— Exercise task —
Beneath this line are entries. Copy the range from the line with "Convert this chart to React, TypeScript" to the line with "const chartData = years.map((year, i)", ends included, exactly; leave pictures out.

— Extracted data —
START

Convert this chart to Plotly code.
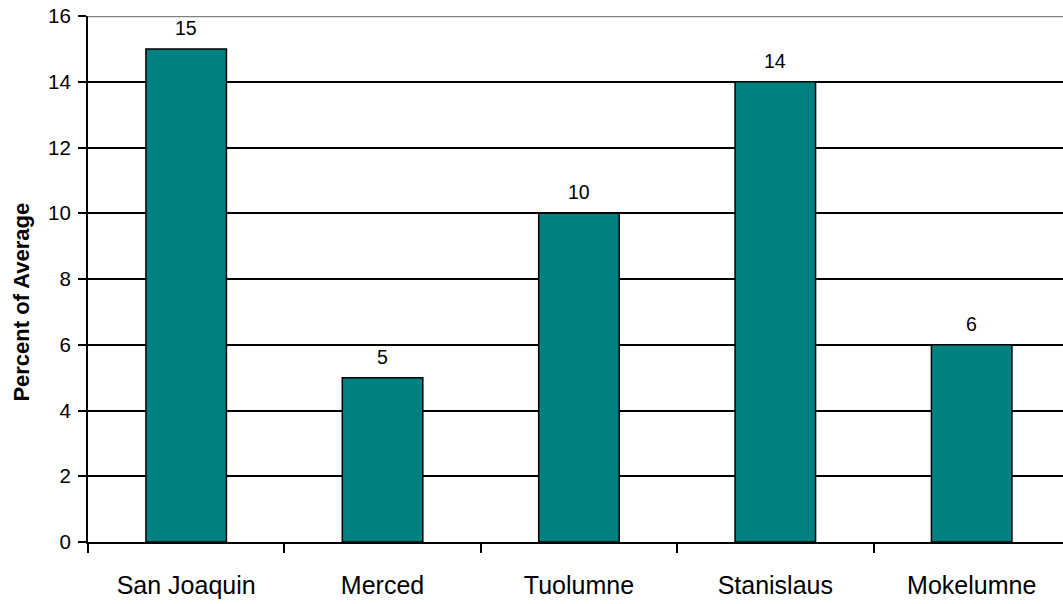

END
START

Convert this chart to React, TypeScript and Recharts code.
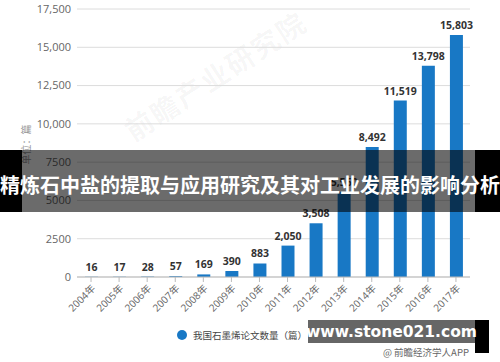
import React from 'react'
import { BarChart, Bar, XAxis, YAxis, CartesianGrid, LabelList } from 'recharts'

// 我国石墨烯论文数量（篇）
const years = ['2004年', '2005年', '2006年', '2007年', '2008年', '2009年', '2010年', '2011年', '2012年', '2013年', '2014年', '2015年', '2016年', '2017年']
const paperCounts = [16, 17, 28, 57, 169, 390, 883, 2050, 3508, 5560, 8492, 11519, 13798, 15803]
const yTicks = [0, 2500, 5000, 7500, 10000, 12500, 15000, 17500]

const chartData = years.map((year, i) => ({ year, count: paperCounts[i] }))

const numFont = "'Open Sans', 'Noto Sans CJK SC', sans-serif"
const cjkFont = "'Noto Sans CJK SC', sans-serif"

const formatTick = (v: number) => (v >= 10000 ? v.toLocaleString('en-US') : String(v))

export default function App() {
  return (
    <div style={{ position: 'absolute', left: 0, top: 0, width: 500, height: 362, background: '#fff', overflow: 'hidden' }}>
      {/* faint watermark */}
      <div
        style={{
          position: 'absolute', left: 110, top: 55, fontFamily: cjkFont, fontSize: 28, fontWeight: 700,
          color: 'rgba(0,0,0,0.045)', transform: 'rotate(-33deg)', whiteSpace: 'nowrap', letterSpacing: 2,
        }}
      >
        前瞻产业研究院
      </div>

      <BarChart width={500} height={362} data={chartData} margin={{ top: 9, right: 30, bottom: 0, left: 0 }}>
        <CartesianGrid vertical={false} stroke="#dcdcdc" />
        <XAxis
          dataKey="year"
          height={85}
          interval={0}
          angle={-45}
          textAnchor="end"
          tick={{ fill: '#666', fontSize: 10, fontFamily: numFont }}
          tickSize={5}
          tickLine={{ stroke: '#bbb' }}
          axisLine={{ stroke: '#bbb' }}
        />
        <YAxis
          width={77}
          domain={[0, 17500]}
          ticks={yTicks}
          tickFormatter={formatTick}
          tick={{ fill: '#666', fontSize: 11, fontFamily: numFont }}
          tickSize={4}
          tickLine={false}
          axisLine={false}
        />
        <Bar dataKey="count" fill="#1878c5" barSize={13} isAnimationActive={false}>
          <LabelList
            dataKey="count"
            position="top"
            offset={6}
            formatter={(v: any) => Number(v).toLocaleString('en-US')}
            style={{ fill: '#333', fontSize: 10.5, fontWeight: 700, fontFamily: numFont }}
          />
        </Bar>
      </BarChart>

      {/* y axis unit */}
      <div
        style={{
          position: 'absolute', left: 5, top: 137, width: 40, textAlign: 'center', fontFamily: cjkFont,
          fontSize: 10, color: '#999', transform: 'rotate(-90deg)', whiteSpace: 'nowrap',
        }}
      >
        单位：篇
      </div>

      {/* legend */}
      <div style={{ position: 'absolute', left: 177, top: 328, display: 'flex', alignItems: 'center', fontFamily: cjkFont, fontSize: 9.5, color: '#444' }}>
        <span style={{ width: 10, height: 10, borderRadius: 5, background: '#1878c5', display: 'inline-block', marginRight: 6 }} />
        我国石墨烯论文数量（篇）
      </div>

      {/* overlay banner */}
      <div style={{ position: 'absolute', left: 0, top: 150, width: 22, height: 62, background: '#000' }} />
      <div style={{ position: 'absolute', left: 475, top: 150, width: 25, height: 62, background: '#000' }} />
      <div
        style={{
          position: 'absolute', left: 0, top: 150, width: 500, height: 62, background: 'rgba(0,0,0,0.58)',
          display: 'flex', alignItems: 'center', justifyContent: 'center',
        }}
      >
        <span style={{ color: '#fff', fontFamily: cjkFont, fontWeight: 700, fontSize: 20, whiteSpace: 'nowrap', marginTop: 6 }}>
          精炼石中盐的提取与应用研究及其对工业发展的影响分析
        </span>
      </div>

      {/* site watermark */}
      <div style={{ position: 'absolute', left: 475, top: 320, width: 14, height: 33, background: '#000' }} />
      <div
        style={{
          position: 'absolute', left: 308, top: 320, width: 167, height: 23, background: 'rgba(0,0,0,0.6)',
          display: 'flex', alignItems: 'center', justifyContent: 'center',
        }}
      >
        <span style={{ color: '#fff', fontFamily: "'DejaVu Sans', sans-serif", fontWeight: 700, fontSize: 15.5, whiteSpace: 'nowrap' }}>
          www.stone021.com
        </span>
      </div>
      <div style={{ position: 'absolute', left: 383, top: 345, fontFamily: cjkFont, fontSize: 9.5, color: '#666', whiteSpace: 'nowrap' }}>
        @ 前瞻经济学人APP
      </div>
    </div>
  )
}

END

— Answer below —
Convert this chart to React, TypeScript and Recharts code.
import React from 'react'
import { BarChart, Bar, XAxis, YAxis, CartesianGrid, LabelList } from 'recharts'

// 我国石墨烯论文数量（篇）
const years = ['2004年', '2005年', '2006年', '2007年', '2008年', '2009年', '2010年', '2011年', '2012年', '2013年', '2014年', '2015年', '2016年', '2017年']
const paperCounts = [16, 17, 28, 57, 169, 390, 883, 2050, 3508, 5560, 8492, 11519, 13798, 15803]
const yTicks = [0, 2500, 5000, 7500, 10000, 12500, 15000, 17500]

const chartData = years.map((year, i) => ({ year, count: paperCounts[i] }))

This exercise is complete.